# Collected material
....................

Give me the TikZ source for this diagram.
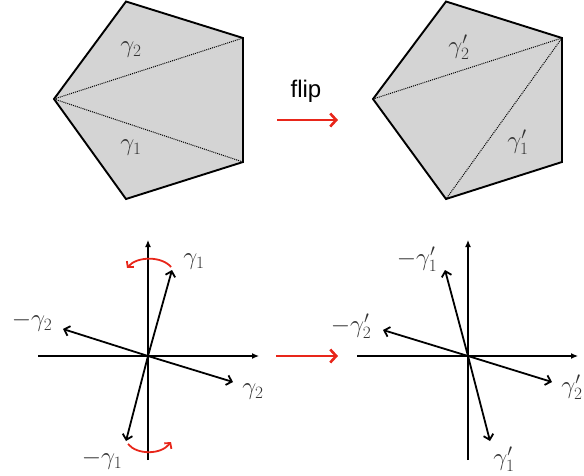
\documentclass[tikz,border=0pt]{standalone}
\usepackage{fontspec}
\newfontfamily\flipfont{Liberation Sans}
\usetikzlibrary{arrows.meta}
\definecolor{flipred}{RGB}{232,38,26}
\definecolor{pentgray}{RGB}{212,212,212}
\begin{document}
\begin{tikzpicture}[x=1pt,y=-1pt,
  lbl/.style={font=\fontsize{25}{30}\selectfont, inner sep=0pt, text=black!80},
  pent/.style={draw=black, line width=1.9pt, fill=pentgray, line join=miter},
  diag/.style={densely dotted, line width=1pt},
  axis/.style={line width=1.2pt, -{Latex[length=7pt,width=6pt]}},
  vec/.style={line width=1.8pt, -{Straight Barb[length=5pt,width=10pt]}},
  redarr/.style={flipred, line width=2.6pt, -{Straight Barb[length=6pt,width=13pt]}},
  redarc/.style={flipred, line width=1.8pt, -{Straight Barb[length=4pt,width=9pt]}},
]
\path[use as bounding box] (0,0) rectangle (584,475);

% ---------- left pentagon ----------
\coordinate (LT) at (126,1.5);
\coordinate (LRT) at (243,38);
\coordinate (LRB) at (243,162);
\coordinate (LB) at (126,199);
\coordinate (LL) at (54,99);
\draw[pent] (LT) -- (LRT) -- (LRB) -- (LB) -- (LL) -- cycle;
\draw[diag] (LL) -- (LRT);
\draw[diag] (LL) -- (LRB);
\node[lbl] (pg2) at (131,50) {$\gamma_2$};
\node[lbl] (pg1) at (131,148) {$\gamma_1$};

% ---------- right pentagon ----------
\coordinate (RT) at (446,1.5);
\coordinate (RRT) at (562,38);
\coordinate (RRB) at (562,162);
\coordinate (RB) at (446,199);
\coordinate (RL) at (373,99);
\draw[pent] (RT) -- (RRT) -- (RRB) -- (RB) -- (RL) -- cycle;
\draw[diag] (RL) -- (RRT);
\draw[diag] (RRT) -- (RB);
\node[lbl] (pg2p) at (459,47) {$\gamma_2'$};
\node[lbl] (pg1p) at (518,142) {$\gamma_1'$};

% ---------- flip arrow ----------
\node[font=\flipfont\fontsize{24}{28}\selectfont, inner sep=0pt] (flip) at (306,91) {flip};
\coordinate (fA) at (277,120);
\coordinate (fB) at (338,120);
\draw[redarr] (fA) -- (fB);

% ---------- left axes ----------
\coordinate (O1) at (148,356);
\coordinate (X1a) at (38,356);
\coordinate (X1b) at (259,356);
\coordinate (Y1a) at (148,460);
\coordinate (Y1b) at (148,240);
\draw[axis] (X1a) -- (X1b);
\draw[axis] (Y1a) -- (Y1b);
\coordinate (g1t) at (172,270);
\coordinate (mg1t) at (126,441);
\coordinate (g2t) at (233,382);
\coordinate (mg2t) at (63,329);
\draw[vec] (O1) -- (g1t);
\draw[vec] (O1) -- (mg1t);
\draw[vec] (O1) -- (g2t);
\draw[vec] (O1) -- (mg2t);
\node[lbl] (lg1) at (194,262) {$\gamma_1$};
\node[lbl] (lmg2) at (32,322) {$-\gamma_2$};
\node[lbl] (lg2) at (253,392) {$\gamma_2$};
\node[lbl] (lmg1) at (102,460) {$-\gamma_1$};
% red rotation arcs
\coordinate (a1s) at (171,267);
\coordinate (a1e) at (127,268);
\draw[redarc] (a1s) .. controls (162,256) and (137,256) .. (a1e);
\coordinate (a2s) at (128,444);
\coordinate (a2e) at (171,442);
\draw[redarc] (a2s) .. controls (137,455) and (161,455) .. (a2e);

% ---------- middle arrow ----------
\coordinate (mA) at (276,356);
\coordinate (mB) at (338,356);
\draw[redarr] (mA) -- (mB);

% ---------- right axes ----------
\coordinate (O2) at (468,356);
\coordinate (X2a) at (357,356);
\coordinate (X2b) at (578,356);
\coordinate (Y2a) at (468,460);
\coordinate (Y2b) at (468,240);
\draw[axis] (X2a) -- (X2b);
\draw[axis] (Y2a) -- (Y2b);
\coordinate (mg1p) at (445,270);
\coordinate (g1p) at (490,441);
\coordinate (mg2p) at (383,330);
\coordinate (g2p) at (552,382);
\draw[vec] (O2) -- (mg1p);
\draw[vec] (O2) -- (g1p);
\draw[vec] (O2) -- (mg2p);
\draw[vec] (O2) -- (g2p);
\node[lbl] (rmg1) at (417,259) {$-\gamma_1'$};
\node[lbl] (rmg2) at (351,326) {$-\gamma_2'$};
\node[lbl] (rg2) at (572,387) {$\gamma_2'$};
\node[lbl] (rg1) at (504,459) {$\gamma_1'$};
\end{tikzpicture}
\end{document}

....................

# Exercise directions
Restate each line from the start of the listing through the line bearing "(0,0) rectangle (584,475);" word for word. Drop the pictures.

# Correct output
Give me the TikZ source for this diagram.
\documentclass[tikz,border=0pt]{standalone}
\usepackage{fontspec}
\newfontfamily\flipfont{Liberation Sans}
\usetikzlibrary{arrows.meta}
\definecolor{flipred}{RGB}{232,38,26}
\definecolor{pentgray}{RGB}{212,212,212}
\begin{document}
\begin{tikzpicture}[x=1pt,y=-1pt,
  lbl/.style={font=\fontsize{25}{30}\selectfont, inner sep=0pt, text=black!80},
  pent/.style={draw=black, line width=1.9pt, fill=pentgray, line join=miter},
  diag/.style={densely dotted, line width=1pt},
  axis/.style={line width=1.2pt, -{Latex[length=7pt,width=6pt]}},
  vec/.style={line width=1.8pt, -{Straight Barb[length=5pt,width=10pt]}},
  redarr/.style={flipred, line width=2.6pt, -{Straight Barb[length=6pt,width=13pt]}},
  redarc/.style={flipred, line width=1.8pt, -{Straight Barb[length=4pt,width=9pt]}},
]
\path[use as bounding box] (0,0) rectangle (584,475);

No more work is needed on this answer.